CINCINNATI — The Cincinnati City Council voted to request hundreds of thousands of dollars in state funds for the Wasson Way Trail. The funds would extend the trail into Avondale and save local tax dollars.
The city will apply for up to $500,000 from the Clean Ohio Trails Fund for the effort. Those funds would be added to another federal grant the city already received for the trail back in 2020 for $3.7 million. Council member Greg Landsman said if the city gets the money, it would add to the overwhelming support the project has already received.
"It seems like almost every week we're accepting private, philanthropic dollars for Wasson Way, which is fantastic,” Landsman said. “This group of leaders, they've done such an incredible job both in building out the trail but also in raising the money for it."
Wade Johnston, the director of Tri-State Trails, said the city is applying for state funds to lessen the amount of local tax dollars going into the effort. The money would specifically finance the seventh phase of construction of the trail which would expand it all the way to the intersection of Martin Luther King Avenue and Reading Road.
The Uptown Innovation Corridor, an expansive multi-use complex, is being built at that location. Johnston said he and the other organizers of the project are invested in building the trail because it will give locals the option to walk or bike from one part of the city to the next. That means neighborhoods will be better connected, and Cincinnati will become even more attractive as a city overall.
“This big vision is going to help elevate Cincinnati to a national stage with other cities that have these types of amenities.
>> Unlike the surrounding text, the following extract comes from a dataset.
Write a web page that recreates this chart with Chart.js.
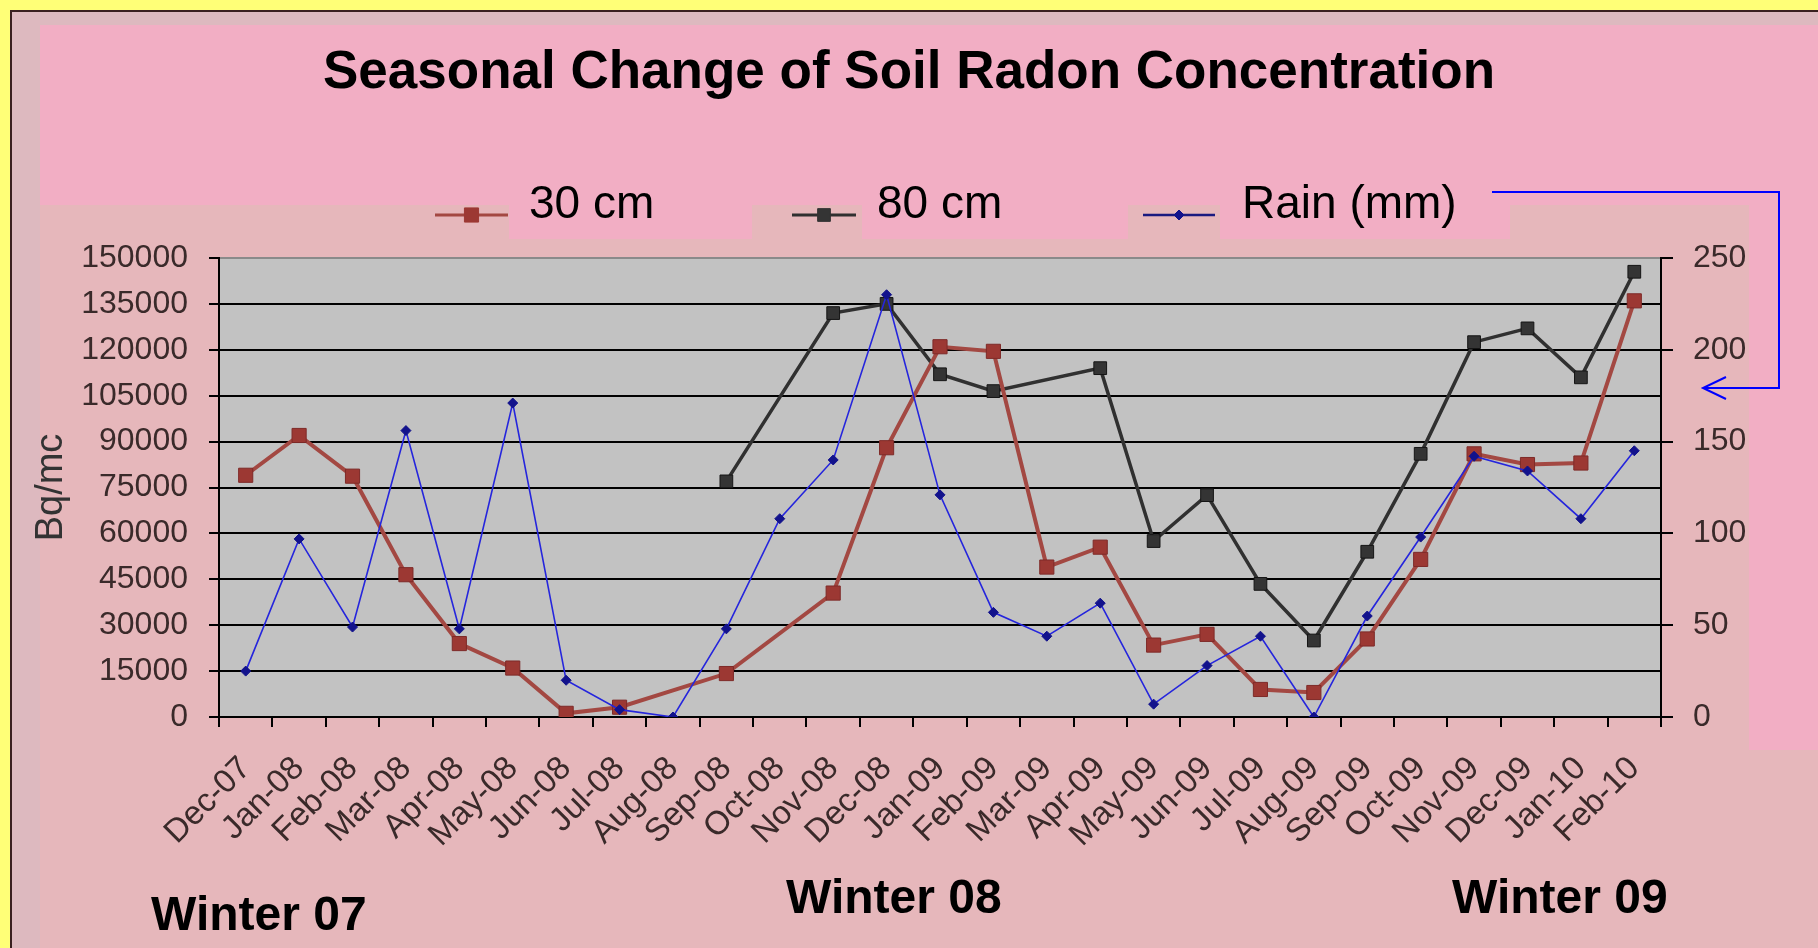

And it’s going to help us be able to attract and retain talented professionals to live in this region, to attract businesses and economic development opportunities,” Johnston said.
"There's been a lot of use on that trail day and night, weekends, during the week,” said John Brazina the director of the Department Of Transportation And Engineering. “And it's been a great connection because it reconnects Evanston, Xavier University, all the way to our great park system…People are really enjoying the asset that we've built."
The city projects it will open phase seven, the final phase of the trail, by early 2025.